GOAL OF THE EXERCISE » Make an exact copy of all the material below, apart from the pictures.

DATA LINES »

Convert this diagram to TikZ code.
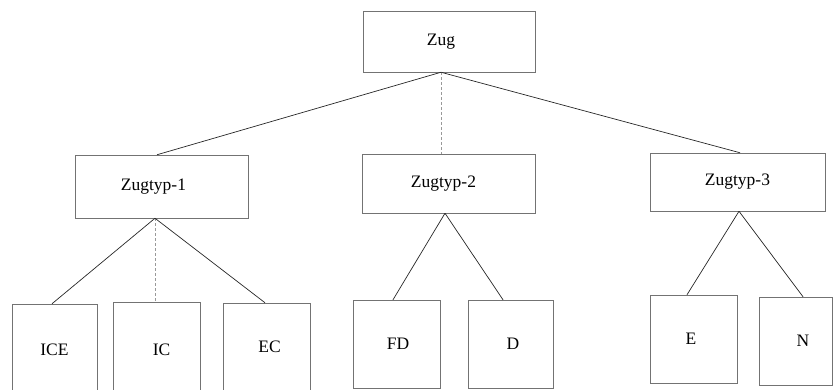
\documentclass[tikz,border=0pt]{standalone}
\usepackage{fontspec}
\setmainfont{Liberation Serif}
% move a label sideways inside its box by #1
\newcommand\movedlabel[2]{\hspace*{\dimexpr 2\dimexpr #1\relax\relax}#2}
\begin{document}
\begin{tikzpicture}[x=1pt,y=-1pt,
  box/.style={draw=black!55,line width=0.5pt,rectangle,inner sep=0pt,
    font=\fontsize{17.5}{20}\selectfont},
  link/.style={draw=black!85,line width=0.7pt},
  faint/.style={draw=black!40,line width=0.5pt,dash pattern=on 3pt off 2pt}]
\useasboundingbox (0,0) rectangle (836,389);

% top level
\node[box,minimum width=172pt,minimum height=61pt] (zug) at (449,41.5) {\movedlabel{-8pt}{Zug}};

% second level
\node[box,minimum width=173pt,minimum height=63pt] (t1) at (161.5,186.5) {\movedlabel{-8pt}{Zugtyp-1}};
\node[box,minimum width=173pt,minimum height=59pt] (t2) at (448.5,183.5) {\movedlabel{-5pt}{Zugtyp-2}};
\node[box,minimum width=175pt,minimum height=58pt] (t3) at (737.5,182) {Zugtyp-3};

% third level
\node[box,minimum width=85pt,minimum height=92pt] (ice) at (54.5,350) {ICE};
\node[box,minimum width=87pt,minimum height=96pt] (ic) at (156.5,350) {\movedlabel{5pt}{IC}};
\node[box,minimum width=87pt,minimum height=88pt] (ec) at (266.5,347) {\movedlabel{3pt}{EC}};
\node[box,minimum width=87pt,minimum height=88pt] (fd) at (396.5,344) {\movedlabel{1.5pt}{FD}};
\node[box,minimum width=85pt,minimum height=88pt] (d) at (510.5,344) {\movedlabel{2.5pt}{D}};
\node[box,minimum width=87pt,minimum height=88pt] (e) at (693.5,339) {\movedlabel{-2.5pt}{E}};
\node[box,minimum width=73pt,minimum height=88pt] (n) at (795.5,341) {\movedlabel{7.5pt}{N}};

% connectors
\draw[link] ([xshift=-8pt]zug.south) -- ([xshift=-4.5pt]t1.north);
\draw[faint] ([xshift=-8pt]zug.south) -- ([xshift=-7.5pt]t2.north);
\draw[link] ([xshift=-8pt]zug.south) -- ([xshift=2.5pt]t3.north);

\draw[link] ([xshift=-6.5pt]t1.south) -- ([xshift=-2.5pt]ice.north);
\draw[faint] ([xshift=-6.5pt]t1.south) -- ([xshift=-1.5pt]ic.north);
\draw[link] ([xshift=-6.5pt]t1.south) -- ([xshift=-1.5pt]ec.north);

\draw[link] ([xshift=-3.5pt]t2.south) -- ([xshift=-3.5pt]fd.north);
\draw[link] ([xshift=-3.5pt]t2.south) -- ([xshift=-7.5pt]d.north);

\draw[link] ([xshift=1.5pt]t3.south) -- ([xshift=-6.5pt]e.north);
\draw[link] ([xshift=1.5pt]t3.south) -- ([xshift=7.5pt]n.north);
\end{tikzpicture}
\end{document}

COMPLETE OUTPUT »
Convert this diagram to TikZ code.
\documentclass[tikz,border=0pt]{standalone}
\usepackage{fontspec}
\setmainfont{Liberation Serif}
% move a label sideways inside its box by #1
\newcommand\movedlabel[2]{\hspace*{\dimexpr 2\dimexpr #1\relax\relax}#2}
\begin{document}
\begin{tikzpicture}[x=1pt,y=-1pt,
  box/.style={draw=black!55,line width=0.5pt,rectangle,inner sep=0pt,
    font=\fontsize{17.5}{20}\selectfont},
  link/.style={draw=black!85,line width=0.7pt},
  faint/.style={draw=black!40,line width=0.5pt,dash pattern=on 3pt off 2pt}]
\useasboundingbox (0,0) rectangle (836,389);

% top level
\node[box,minimum width=172pt,minimum height=61pt] (zug) at (449,41.5) {\movedlabel{-8pt}{Zug}};

% second level
\node[box,minimum width=173pt,minimum height=63pt] (t1) at (161.5,186.5) {\movedlabel{-8pt}{Zugtyp-1}};
\node[box,minimum width=173pt,minimum height=59pt] (t2) at (448.5,183.5) {\movedlabel{-5pt}{Zugtyp-2}};
\node[box,minimum width=175pt,minimum height=58pt] (t3) at (737.5,182) {Zugtyp-3};

% third level
\node[box,minimum width=85pt,minimum height=92pt] (ice) at (54.5,350) {ICE};
\node[box,minimum width=87pt,minimum height=96pt] (ic) at (156.5,350) {\movedlabel{5pt}{IC}};
\node[box,minimum width=87pt,minimum height=88pt] (ec) at (266.5,347) {\movedlabel{3pt}{EC}};
\node[box,minimum width=87pt,minimum height=88pt] (fd) at (396.5,344) {\movedlabel{1.5pt}{FD}};
\node[box,minimum width=85pt,minimum height=88pt] (d) at (510.5,344) {\movedlabel{2.5pt}{D}};
\node[box,minimum width=87pt,minimum height=88pt] (e) at (693.5,339) {\movedlabel{-2.5pt}{E}};
\node[box,minimum width=73pt,minimum height=88pt] (n) at (795.5,341) {\movedlabel{7.5pt}{N}};

% connectors
\draw[link] ([xshift=-8pt]zug.south) -- ([xshift=-4.5pt]t1.north);
\draw[faint] ([xshift=-8pt]zug.south) -- ([xshift=-7.5pt]t2.north);
\draw[link] ([xshift=-8pt]zug.south) -- ([xshift=2.5pt]t3.north);

\draw[link] ([xshift=-6.5pt]t1.south) -- ([xshift=-2.5pt]ice.north);
\draw[faint] ([xshift=-6.5pt]t1.south) -- ([xshift=-1.5pt]ic.north);
\draw[link] ([xshift=-6.5pt]t1.south) -- ([xshift=-1.5pt]ec.north);

\draw[link] ([xshift=-3.5pt]t2.south) -- ([xshift=-3.5pt]fd.north);
\draw[link] ([xshift=-3.5pt]t2.south) -- ([xshift=-7.5pt]d.north);

\draw[link] ([xshift=1.5pt]t3.south) -- ([xshift=-6.5pt]e.north);
\draw[link] ([xshift=1.5pt]t3.south) -- ([xshift=7.5pt]n.north);
\end{tikzpicture}
\end{document}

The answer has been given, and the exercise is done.